## What to do:
Copy exactly, and only, the lines below from the first through the one containing "const pairs = (xs, ys)", both included; pictures are omitted.

## Collected material:

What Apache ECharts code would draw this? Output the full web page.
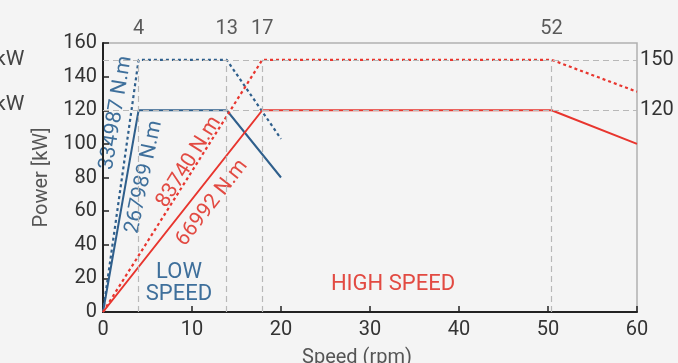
<!DOCTYPE html>
<html>
<head>
<meta charset="utf-8">
<script src="https://cdn.jsdelivr.net/npm/echarts@6/dist/echarts.min.js"></script>
<style>
  html, body { margin: 0; padding: 0; background: #f4f4f4; }
  #chart { width: 678px; height: 363px; }
</style>
</head>
<body>
<div id="chart"></div>
<script>
// Motor power envelopes: speed (rpm) vs power (kW)
const lowRatedSpeed  = [0, 4, 13.9, 20];
const lowRatedPower  = [0, 120, 120, 80];
const lowPeakSpeed   = [0, 4, 13.9, 20];
const lowPeakPower   = [0, 150, 150, 103];
const highRatedSpeed = [0, 17.9, 50.4, 60];
const highRatedPower = [0, 120, 120, 100];
const highPeakSpeed  = [0, 17.9, 50.4, 60];
const highPeakPower  = [0, 150, 150, 131];

// Corner speeds marked with guide lines, and their captions above the plot
const cornerSpeeds = [4, 13.9, 17.9, 50.4];
const cornerLabels = ['4', '13', '17', '52'];
// Power levels marked with horizontal guide lines
const powerLevels = [150, 120];

const BLUE = '#2f5f8c';
const BLUE_TEXT = '#3e6f9b';
const RED = '#e8352e';
const RED_TEXT = '#e24a42';
const FONT = 'Roboto';

const pairs = (xs, ys) => xs.map((x, i) => [x, ys[i]]);

const chart = echarts.init(document.getElementById('chart'), null, { renderer: 'canvas' });

const guideStyle = { color: '#b8b8b8', width: 1.2, type: [6, 4] };

chart.setOption({
  backgroundColor: '#f4f4f4',
  animation: false,
  textStyle: { fontFamily: FONT },
  grid: {
    left: 103, right: 41, top: 43, bottom: 51,
    containLabel: false, outerBoundsMode: 'none',
    show: true, borderColor: '#b0b0b0', borderWidth: 1.5, backgroundColor: 'transparent'
  },
  xAxis: {
    type: 'value', min: 0, max: 60, interval: 10,
    name: 'Speed (rpm)', nameLocation: 'middle', nameGap: 36,
    nameTextStyle: { fontSize: 20, color: '#555', fontFamily: FONT, padding: [0, 26, 0, 0] },
    axisLine: { show: true, lineStyle: { color: '#222', width: 2 } },
    axisTick: { show: true, inside: true, length: 6, lineStyle: { color: '#222', width: 1.5 } },
    axisLabel: { fontSize: 20, color: '#333', margin: 8, fontFamily: FONT },
    splitLine: { show: false }
  },
  yAxis: {
    type: 'value', min: 0, max: 160, interval: 20,
    name: 'Power [kW]', nameLocation: 'middle', nameGap: 45,
    nameTextStyle: { fontSize: 20, color: '#555', fontFamily: FONT },
    axisLine: { show: true, lineStyle: { color: '#222', width: 2 } },
    axisTick: { show: true, inside: true, length: 6, lineStyle: { color: '#222', width: 1.5 } },
    axisLabel: { fontSize: 20, color: '#333', margin: 6, fontFamily: FONT },
    splitLine: { show: false }
  },
  series: [
    {
      // guide lines and their captions
      type: 'scatter',
      data: cornerSpeeds.map((s, i) => ({ value: [s, 160], name: cornerLabels[i] })),
      symbolSize: 0,
      clip: false,
      silent: true,
      label: {
        show: true, position: 'top', distance: 4,
        formatter: p => p.name,
        fontSize: 20, color: '#333', fontFamily: FONT
      },
      markLine: {
        silent: true, symbol: 'none',
        lineStyle: guideStyle,
        data: [
          ...cornerSpeeds.map(s => [{ coord: [s, 0] }, { coord: [s, 150] }]),
          ...powerLevels.map(p => [
            { coord: [0, p] },
            { coord: [60, p], label: { show: true, position: 'end', formatter: String(p),
                fontSize: 20, color: '#333', fontFamily: FONT, distance: 3 } }
          ])
        ],
        label: { show: false }
      },
      z: 1
    },
    {
      name: 'Low speed peak', type: 'line', data: pairs(lowPeakSpeed, lowPeakPower),
      symbol: 'none', lineStyle: { color: BLUE, width: 2.2, type: [3, 3] }, z: 3
    },
    {
      name: 'Low speed rated', type: 'line', data: pairs(lowRatedSpeed, lowRatedPower),
      symbol: 'none', lineStyle: { color: BLUE, width: 2 }, z: 3
    },
    {
      name: 'High speed peak', type: 'line', data: pairs(highPeakSpeed, highPeakPower),
      symbol: 'none', lineStyle: { color: RED, width: 2.2, type: [3, 3] }, z: 3
    },
    {
      name: 'High speed rated', type: 'line', data: pairs(highRatedSpeed, highRatedPower),
      symbol: 'none', lineStyle: { color: RED, width: 2 }, z: 3
    }
  ],
  graphic: [
    { type: 'text', x: 116, y: 113, rotation: 80.5 * Math.PI / 180,
      style: { text: '334987 N.m', fill: BLUE_TEXT, font: '21px ' + FONT, align: 'center', verticalAlign: 'middle' } },
    { type: 'text', x: 144, y: 177, rotation: 78 * Math.PI / 180,
      style: { text: '267989 N.m', fill: BLUE_TEXT, font: '21px ' + FONT, align: 'center', verticalAlign: 'middle' } },
    { type: 'text', x: 189, y: 162, rotation: 58 * Math.PI / 180,
      style: { text: '83740 N.m', fill: RED_TEXT, font: '21px ' + FONT, align: 'center', verticalAlign: 'middle' } },
    { type: 'text', x: 212, y: 203, rotation: 52 * Math.PI / 180,
      style: { text: '66992 N.m', fill: RED_TEXT, font: '21px ' + FONT, align: 'center', verticalAlign: 'middle' } },
    { type: 'text', x: 179, y: 283,
      style: { text: 'LOW\nSPEED', fill: BLUE_TEXT, font: '22px ' + FONT, align: 'center', verticalAlign: 'middle', lineHeight: 22 } },
    { type: 'text', x: 393, y: 284,
      style: { text: 'HIGH SPEED', fill: RED_TEXT, font: '22px ' + FONT, align: 'center', verticalAlign: 'middle' } },
    { type: 'text', x: -5, y: 60,
      style: { text: 'kW', fill: '#444', font: '21px ' + FONT, align: 'left', verticalAlign: 'middle' } },
    { type: 'text', x: -5, y: 105,
      style: { text: 'kW', fill: '#444', font: '21px ' + FONT, align: 'left', verticalAlign: 'middle' } }
  ]
});
</script>
</body>
</html>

## Task response:
What Apache ECharts code would draw this? Output the full web page.
<!DOCTYPE html>
<html>
<head>
<meta charset="utf-8">
<script src="https://cdn.jsdelivr.net/npm/echarts@6/dist/echarts.min.js"></script>
<style>
  html, body { margin: 0; padding: 0; background: #f4f4f4; }
  #chart { width: 678px; height: 363px; }
</style>
</head>
<body>
<div id="chart"></div>
<script>
// Motor power envelopes: speed (rpm) vs power (kW)
const lowRatedSpeed  = [0, 4, 13.9, 20];
const lowRatedPower  = [0, 120, 120, 80];
const lowPeakSpeed   = [0, 4, 13.9, 20];
const lowPeakPower   = [0, 150, 150, 103];
const highRatedSpeed = [0, 17.9, 50.4, 60];
const highRatedPower = [0, 120, 120, 100];
const highPeakSpeed  = [0, 17.9, 50.4, 60];
const highPeakPower  = [0, 150, 150, 131];

// Corner speeds marked with guide lines, and their captions above the plot
const cornerSpeeds = [4, 13.9, 17.9, 50.4];
const cornerLabels = ['4', '13', '17', '52'];
// Power levels marked with horizontal guide lines
const powerLevels = [150, 120];

const BLUE = '#2f5f8c';
const BLUE_TEXT = '#3e6f9b';
const RED = '#e8352e';
const RED_TEXT = '#e24a42';
const FONT = 'Roboto';

const pairs = (xs, ys) => xs.map((x, i) => [x, ys[i]]);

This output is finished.